You may have already forgotten what your life was like before your little one arrived. It’s amazing how quickly they integrate themselves. It is true what they say – your life will never be the same. While eventually your little one will learn to sleep through the night, and you will again too, restlessness will now accompany your nighttime dreams. If you were a heavy sleeper before you became a mom, you can probably kiss that goodbye. Your child’s cry will quickly disabuse you of the ability to block out any sound in order to count sheep. You’ve also probably realized that being a mom means that your life is now about sacrifice. Motherhood is great at revealing those areas of your life that you thought were “yours” – those things that are supposed to be under your control and are not to be messed with. Your schedule, your preferences, and your proclivities are now subjugated to the development of this little life.  Privacy is probably a thing of the past, at least for quite a while, as any mom whose toddler has stuck their fingers under the bathroom door can tell you. It’s o.k.; your Savior gave up a lot more on your behalf (Phil. 2:7). While sometimes the lessons are hard, be grateful that God has used this new responsibility to conform you more into the image of your Son. He could have used a different role, something that didn’t come with a child’s love and affection.

I would hate for you to think that being a mom is all about giving things up though – you also gain a lot. You will garner a new appreciation for the love that your Father has for you as you realize in a new way what it meant for Him to sacrifice His Son on your behalf (Jn. 3:16). You will also probably quickly learn to take things in stride more; your little one will change so much from day-to-day that you quickly learn that there are a lot of things in life that aren’t permanent so it’s best to concentrate on those things that will have eternal significance. You will also get adept at multi-tasking in ways that you probably didn’t expect; you will be amazed at what you can accomplish in the short spurts that your child naps.  And if you are blessed to be married to a man who is a great dad, your love for him will grow even stronger as you get a front-row seat to watching him train up your child according to God’s ways.  Your life won’t be the same, it’s true; and you will be so grateful for that fact.

As with any ministry that God gives us, there are good days and tough days when it comes to being a mom. However, as with any ministry the most important thing to remember is that being a mom is not about you. Your job as a parent is to put God’s glory on display – both in how you parent and in the way you respond to the challenges that it throws at you. When you don’t know what to do you will be tempted to seek wisdom from a lot of places – your mom, the Internet, friends and strangers that have walked the road before. However, while they may have good advice, make sure that the first place you go is to the One who created the life that you’ve been entrusted with. While others may be parents, God called you to parent this child. And your child is not the same as mine. Let motherhood draw you into a deeper dependence upon your Heavenly Father.  Seek His wisdom and His help as you walk the road that He has set before you. He is the One who has called you to this task, and He is the One who can best equip you for it.

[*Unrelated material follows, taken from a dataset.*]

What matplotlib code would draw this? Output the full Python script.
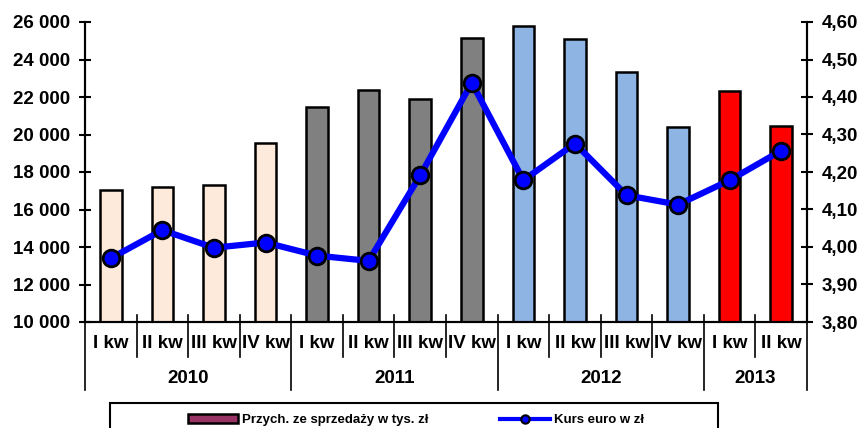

Finally, remember this, while you always be a mom, you only have a limited time to parent your child. Make the most of that time. Be  intentional and diligent about telling your child about Christ. Pray for your child and pray with them. Model for them what it means to be a Christ follower, and talk with them about it too. Your child will learn a lot from you; at the end of the day, make sure you have taught them what is most important.

Welcome to mommyhood, dear one.  It’s a wild ride for sure. But thankfully, if you are a child of the King, it’s not one that you ride alone.